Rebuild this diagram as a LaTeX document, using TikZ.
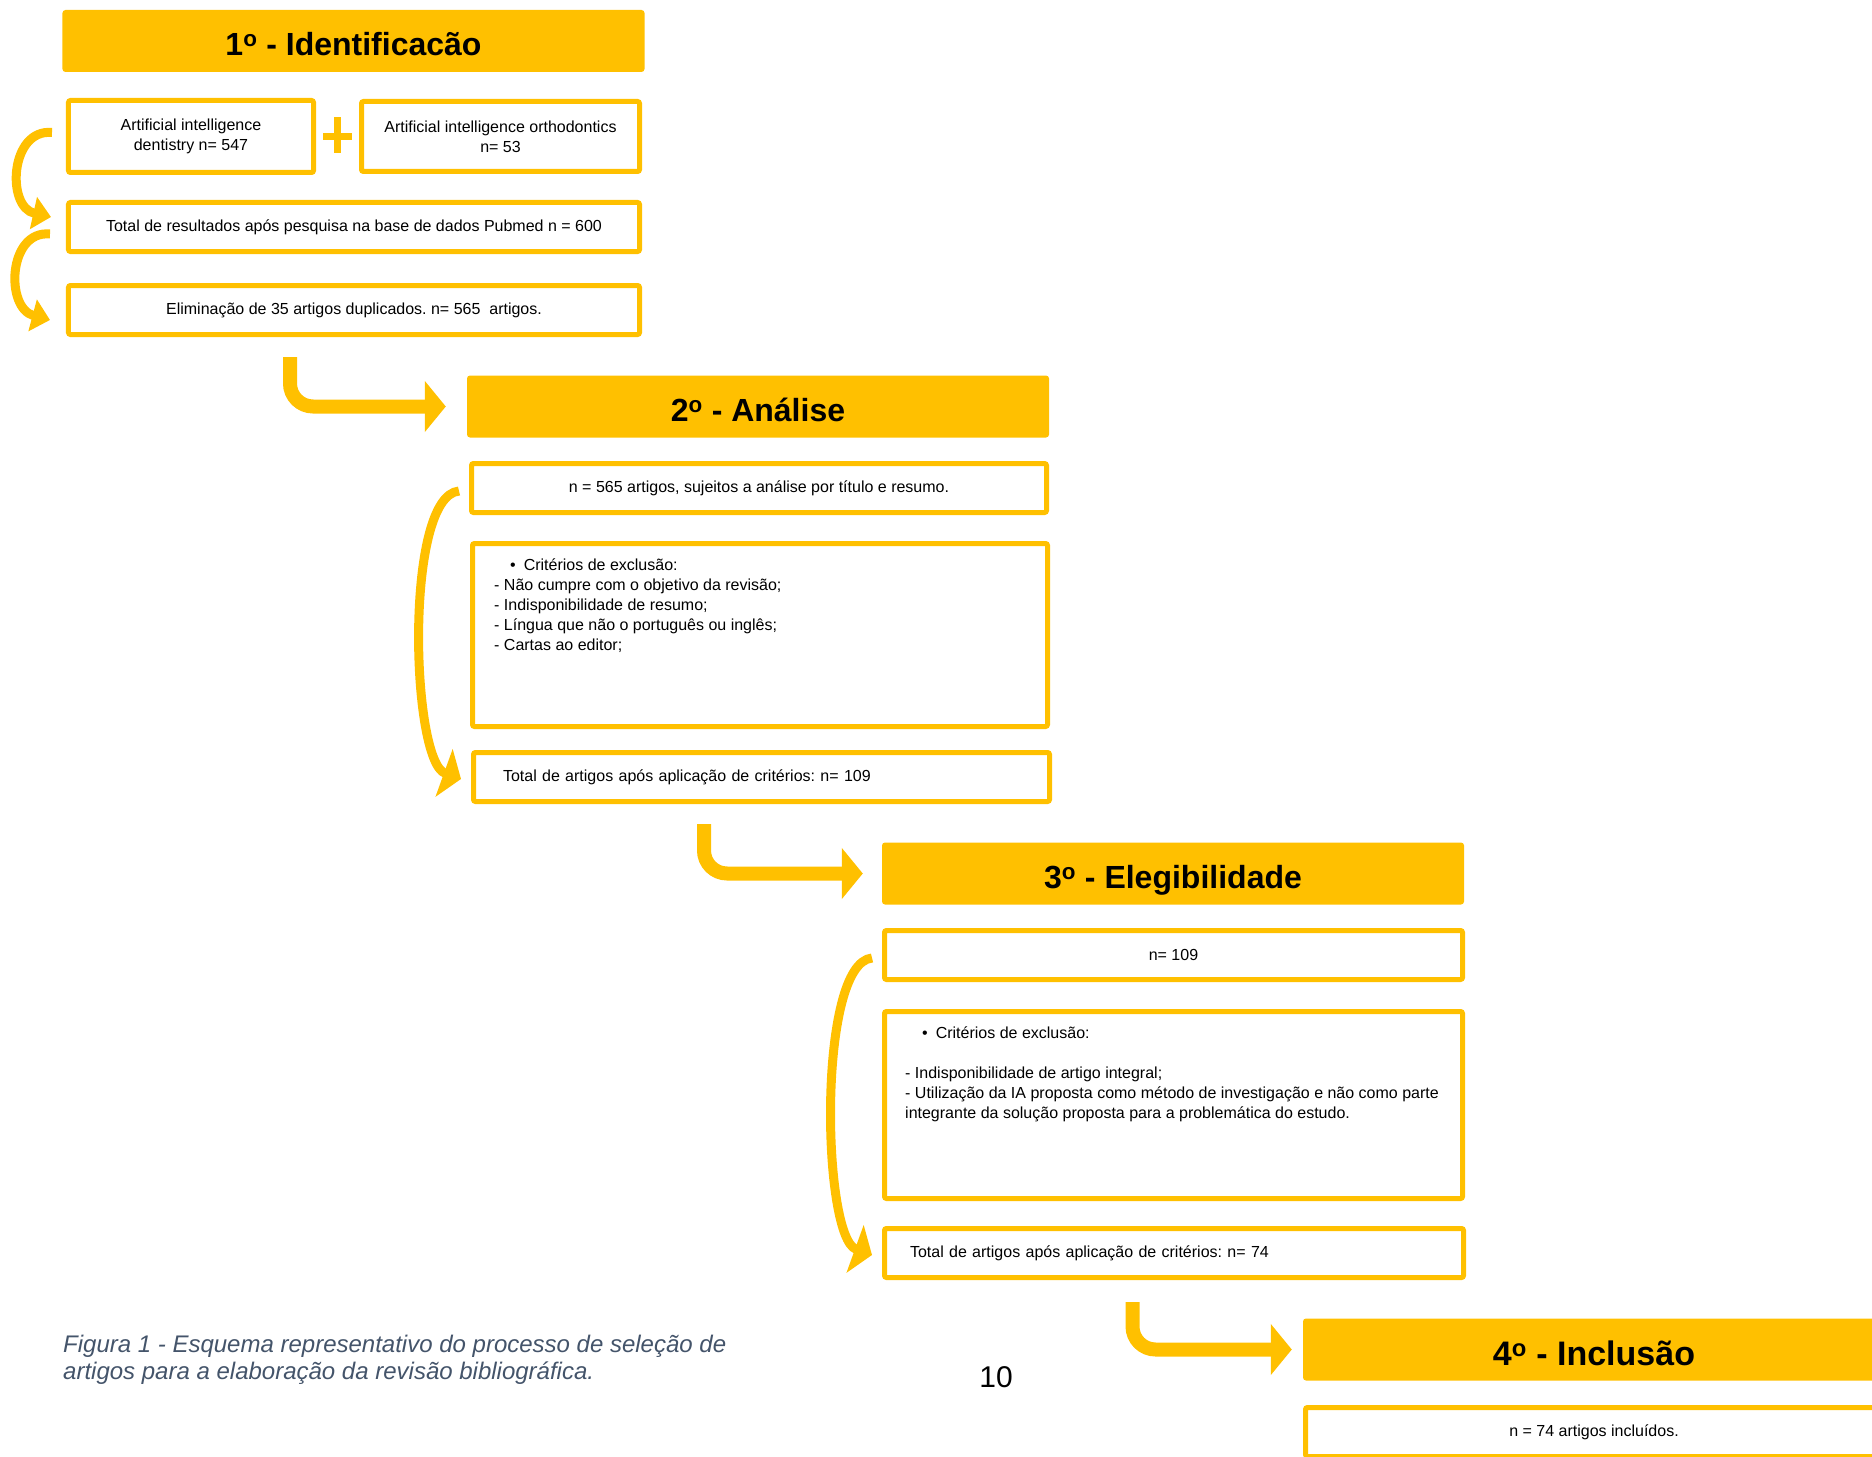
\documentclass[tikz,border=0pt]{standalone}
\usepackage{fontspec}
\setmainfont{Liberation Sans}
\usetikzlibrary{arrows.meta, positioning, calc}
\definecolor{prAmber}{RGB}{255,192,0}
\definecolor{prCaption}{RGB}{68,84,106}

\begin{document}
\frenchspacing
\begin{tikzpicture}[x=1bp,y=-1bp,
  txt/.style={font=\fontsize{16bp}{20bp}\selectfont},
  box/.style={draw=prAmber,line width=5bp,rounded corners=2bp,fill=white,
              inner sep=0pt,align=center,minimum height=49bp,txt},
  stage/.style={fill=prAmber,rounded corners=3pt,inner sep=0pt,
                minimum width=582bp,minimum height=62bp,
                text height=29bp,text depth=0bp,
                font=\fontsize{32bp}{38bp}\selectfont\bfseries},
  crittxt/.style={txt,anchor=north west,align=left,inner sep=0pt},
  curvearr/.style={draw=prAmber,line width=9bp,
                   -{Triangle[length=18bp,width=#1]}},
  curvearr/.default=50bp,
  bentarr/.style={draw=prAmber,line width=14bp,rounded corners=23bp,
                  -{Triangle[length=21bp,width=50bp]}}]
\useasboundingbox (0,0) rectangle (1872,1457);
\clip (0,0) rectangle (1872,1457);

% 1 - Identificacao
\node[stage] (title1) at (353.5,41) {1\textsuperscript{o} - Identificacão};
\node[box,minimum width=245bp,minimum height=72bp] (dent) at (191,136.5)
   {Artificial intelligence\\dentistry n= 547};
\node[box,minimum width=278bp,minimum height=70bp] (orto) at (500.5,136.5)
   {Artificial intelligence orthodontics\\n= 53};
\coordinate (plus) at ($(dent.east)!0.5!(orto.west)$);
\fill[prAmber] ($(plus)+(-15,-3.5)$) rectangle ($(plus)+(14,3.5)$);
\fill[prAmber] ($(plus)+(-4,-19)$) rectangle ($(plus)+(3,17)$);
\node[box,minimum width=571bp] (pubmed) at (354,227)
   {Total de resultados após pesquisa na base de dados Pubmed n = 600};
\node[box,minimum width=571bp] (dupl) at (354,310)
   {Eliminação de 35 artigos duplicados. n= 565~ artigos.};

% 2 - Analise
\node[stage] (title2) at (758,406.5) {2\textsuperscript{o} - Análise};
\node[box,minimum width=575bp] (sel) at (759,488)
   {n = 565 artigos, sujeitos a análise por título e resumo.};
\node[box,minimum width=575bp,minimum height=183bp] (crit2) at (760,635) {};
\node[crittxt] (crit2txt) at ($(crit2.north west)+(24,18)$)
   {\hspace*{16bp}•\hspace{8bp}Critérios de exclusão:\\
    - Não cumpre com o objetivo da revisão;\\
    - Indisponibilidade de resumo;\\
    - Língua que não o português ou inglês;\\
    - Cartas ao editor;};
\node[box,align=left,inner xsep=29.5bp,text width=517bp] (tot2) at (761.5,777)
   {Total de artigos após aplicação de critérios: n= 109};

% 3 - Elegibilidade
\node[stage] (title3) at (1173,873.5) {3\textsuperscript{o} - Elegibilidade};
\node[box,minimum width=578bp] (n109) at (1173.5,955) {n= 109};
\node[box,minimum width=578bp,minimum height=187bp] (crit3) at (1173.5,1105) {};
\node[crittxt] (crit3txt) at ($(crit3.north west)+(23,18)$)
   {\hspace*{17bp}•\hspace{8bp}Critérios de exclusão:\\[20bp]
    - Indisponibilidade de artigo integral;\\
    - Utilização da IA proposta como método de investigação e não como parte\\
    integrante da solução proposta para a problemática do estudo.};
\node[box,align=left,inner xsep=25.5bp,text width=528bp] (tot3) at (1174,1253)
   {Total de artigos após aplicação de critérios: n= 74};

% 4 - Inclusao
\node[stage,text height=31bp,font=\fontsize{34bp}{40bp}\selectfont\bfseries]
   (title4) at (1594,1349.5) {4\textsuperscript{o} - Inclusão};
\node[box,minimum width=577bp] (incl) at (1594,1432) {n = 74 artigos incluídos.};

% caption and page number
\node[anchor=north west,align=left,inner sep=0pt,text=prCaption,
      font=\fontsize{24bp}{27.6bp}\selectfont\itshape] (caption) at (63,1334.5)
   {Figura 1 - Esquema representativo do processo de seleção de\\
    artigos para a elaboração da revisão bibliográfica.};
\node[font=\fontsize{30bp}{36bp}\selectfont,inner sep=0pt] (pagenum) at (996,1377) {10};

% curved arrows
\draw[curvearr=32bp] ($(dent.west)+(-14,-4)$) .. controls +(-42,-4) and +(-45,-10) .. ($(pubmed.west)+(-15,-10)$);
\draw[curvearr=32bp] ($(pubmed.west)+(-16,7)$) .. controls +(-42,-4) and +(-45,-12) .. ($(dupl.west)+(-16,10)$);
\draw[curvearr] ($(sel.west)+(-10,3)$) .. controls +(-55,5) and +(-50,-18) .. ($(tot2.west)+(-10,2)$);
\draw[curvearr] ($(n109.west)+(-10,3)$) .. controls +(-55,5) and +(-50,-18) .. ($(tot3.west)+(-10,2)$);

% bent arrows
\draw[bentarr] ($(dupl.south west)+(224,20)$) |- ($(title2.west)+(-21,0)$);
\draw[bentarr] ($(tot2.south west)+(233,20)$) |- ($(title3.west)+(-19,0)$);
\draw[bentarr] ($(tot3.south west)+(250.5,22)$) |- ($(title4.west)+(-11,0)$);
\end{tikzpicture}
\end{document}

════

Exercise prompt
Quote in full the listing given above; the images are to be left out.

Full response
Rebuild this diagram as a LaTeX document, using TikZ.
\documentclass[tikz,border=0pt]{standalone}
\usepackage{fontspec}
\setmainfont{Liberation Sans}
\usetikzlibrary{arrows.meta, positioning, calc}
\definecolor{prAmber}{RGB}{255,192,0}
\definecolor{prCaption}{RGB}{68,84,106}

\begin{document}
\frenchspacing
\begin{tikzpicture}[x=1bp,y=-1bp,
  txt/.style={font=\fontsize{16bp}{20bp}\selectfont},
  box/.style={draw=prAmber,line width=5bp,rounded corners=2bp,fill=white,
              inner sep=0pt,align=center,minimum height=49bp,txt},
  stage/.style={fill=prAmber,rounded corners=3pt,inner sep=0pt,
                minimum width=582bp,minimum height=62bp,
                text height=29bp,text depth=0bp,
                font=\fontsize{32bp}{38bp}\selectfont\bfseries},
  crittxt/.style={txt,anchor=north west,align=left,inner sep=0pt},
  curvearr/.style={draw=prAmber,line width=9bp,
                   -{Triangle[length=18bp,width=#1]}},
  curvearr/.default=50bp,
  bentarr/.style={draw=prAmber,line width=14bp,rounded corners=23bp,
                  -{Triangle[length=21bp,width=50bp]}}]
\useasboundingbox (0,0) rectangle (1872,1457);
\clip (0,0) rectangle (1872,1457);

% 1 - Identificacao
\node[stage] (title1) at (353.5,41) {1\textsuperscript{o} - Identificacão};
\node[box,minimum width=245bp,minimum height=72bp] (dent) at (191,136.5)
   {Artificial intelligence\\dentistry n= 547};
\node[box,minimum width=278bp,minimum height=70bp] (orto) at (500.5,136.5)
   {Artificial intelligence orthodontics\\n= 53};
\coordinate (plus) at ($(dent.east)!0.5!(orto.west)$);
\fill[prAmber] ($(plus)+(-15,-3.5)$) rectangle ($(plus)+(14,3.5)$);
\fill[prAmber] ($(plus)+(-4,-19)$) rectangle ($(plus)+(3,17)$);
\node[box,minimum width=571bp] (pubmed) at (354,227)
   {Total de resultados após pesquisa na base de dados Pubmed n = 600};
\node[box,minimum width=571bp] (dupl) at (354,310)
   {Eliminação de 35 artigos duplicados. n= 565~ artigos.};

% 2 - Analise
\node[stage] (title2) at (758,406.5) {2\textsuperscript{o} - Análise};
\node[box,minimum width=575bp] (sel) at (759,488)
   {n = 565 artigos, sujeitos a análise por título e resumo.};
\node[box,minimum width=575bp,minimum height=183bp] (crit2) at (760,635) {};
\node[crittxt] (crit2txt) at ($(crit2.north west)+(24,18)$)
   {\hspace*{16bp}•\hspace{8bp}Critérios de exclusão:\\
    - Não cumpre com o objetivo da revisão;\\
    - Indisponibilidade de resumo;\\
    - Língua que não o português ou inglês;\\
    - Cartas ao editor;};
\node[box,align=left,inner xsep=29.5bp,text width=517bp] (tot2) at (761.5,777)
   {Total de artigos após aplicação de critérios: n= 109};

% 3 - Elegibilidade
\node[stage] (title3) at (1173,873.5) {3\textsuperscript{o} - Elegibilidade};
\node[box,minimum width=578bp] (n109) at (1173.5,955) {n= 109};
\node[box,minimum width=578bp,minimum height=187bp] (crit3) at (1173.5,1105) {};
\node[crittxt] (crit3txt) at ($(crit3.north west)+(23,18)$)
   {\hspace*{17bp}•\hspace{8bp}Critérios de exclusão:\\[20bp]
    - Indisponibilidade de artigo integral;\\
    - Utilização da IA proposta como método de investigação e não como parte\\
    integrante da solução proposta para a problemática do estudo.};
\node[box,align=left,inner xsep=25.5bp,text width=528bp] (tot3) at (1174,1253)
   {Total de artigos após aplicação de critérios: n= 74};

% 4 - Inclusao
\node[stage,text height=31bp,font=\fontsize{34bp}{40bp}\selectfont\bfseries]
   (title4) at (1594,1349.5) {4\textsuperscript{o} - Inclusão};
\node[box,minimum width=577bp] (incl) at (1594,1432) {n = 74 artigos incluídos.};

% caption and page number
\node[anchor=north west,align=left,inner sep=0pt,text=prCaption,
      font=\fontsize{24bp}{27.6bp}\selectfont\itshape] (caption) at (63,1334.5)
   {Figura 1 - Esquema representativo do processo de seleção de\\
    artigos para a elaboração da revisão bibliográfica.};
\node[font=\fontsize{30bp}{36bp}\selectfont,inner sep=0pt] (pagenum) at (996,1377) {10};

% curved arrows
\draw[curvearr=32bp] ($(dent.west)+(-14,-4)$) .. controls +(-42,-4) and +(-45,-10) .. ($(pubmed.west)+(-15,-10)$);
\draw[curvearr=32bp] ($(pubmed.west)+(-16,7)$) .. controls +(-42,-4) and +(-45,-12) .. ($(dupl.west)+(-16,10)$);
\draw[curvearr] ($(sel.west)+(-10,3)$) .. controls +(-55,5) and +(-50,-18) .. ($(tot2.west)+(-10,2)$);
\draw[curvearr] ($(n109.west)+(-10,3)$) .. controls +(-55,5) and +(-50,-18) .. ($(tot3.west)+(-10,2)$);

% bent arrows
\draw[bentarr] ($(dupl.south west)+(224,20)$) |- ($(title2.west)+(-21,0)$);
\draw[bentarr] ($(tot2.south west)+(233,20)$) |- ($(title3.west)+(-19,0)$);
\draw[bentarr] ($(tot3.south west)+(250.5,22)$) |- ($(title4.west)+(-11,0)$);
\end{tikzpicture}
\end{document}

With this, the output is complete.